Similarly, in 2010 he declared that Cordoba House (Park51), the Islamic community center proposed to be built in Lower Manhattan, “carries the unmistakable odor of Islamic triumphalism,” and maintained that the Center should be barred from opening because it “will spread Islamist ideology.”


Pipes has been a central figure in the ongoing accusation that President Obama is a secret Muslim. In December 2007, at the very start of Obama’s campaign to become the Democratic Presidential nominee, Pipes published a piece in David Horowitz’s conservative FrontPage Magazine called “Obama and Islam.” In it he strongly hinted that Obama is a Muslim because he “was born a Muslim to a non-practicing Muslim father and for some years had a reasonably Muslim upbringing under the auspices of his Indonesian step-father.”

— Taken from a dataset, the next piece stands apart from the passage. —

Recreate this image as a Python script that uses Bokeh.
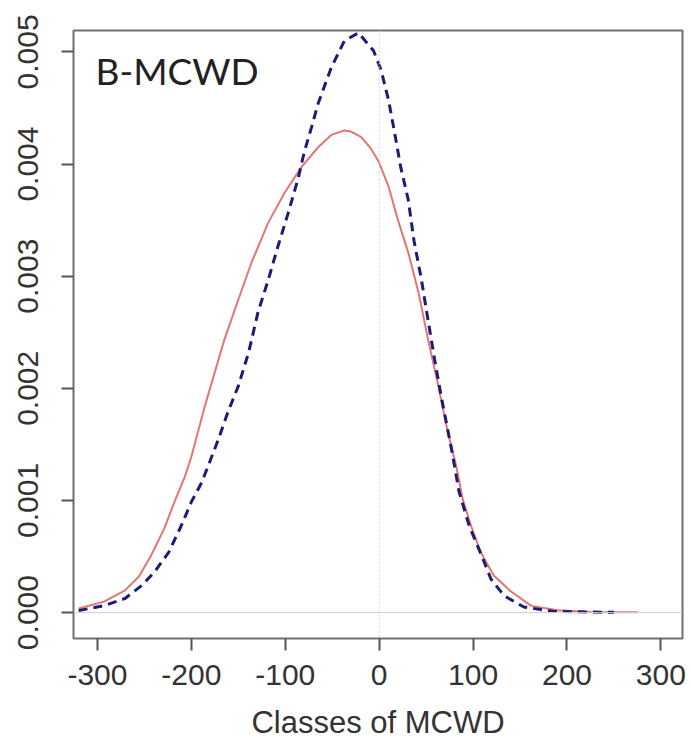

This premise was expanded in a second article, “Barack Obama’s Muslim Childhood” and has since been picked up by a broad group of anti-Obama activists. Pipes himself continues to promote this position, and as recently as September 2010 he implied that Mr. Obama was, in effect, enforcing aspects of Islamic law in “a precedent that could lead to other forms of compulsory Shariah compliance” because Obama spoke against the public burning of Qurans threatened by a Christian fundamentalist pastor.


Pipes remains an active campus speaker and popular conservative pundit on cable news programs and other media. However, an August 2010 interview in the Washington Post identified Pipes as a “controversial Islam scholar (who) says he’s now in the middle.” There, Pipes himself stated he has fallen off the radar because of more strident anti-Islam bloggers and activists such as Pamela Geller and Newt Gingrich, and he seems willing to appear slightly less hardline in the company of these newer high-profile Islamophobes by drawing the distinction that “we understand the nature of the problem differently.”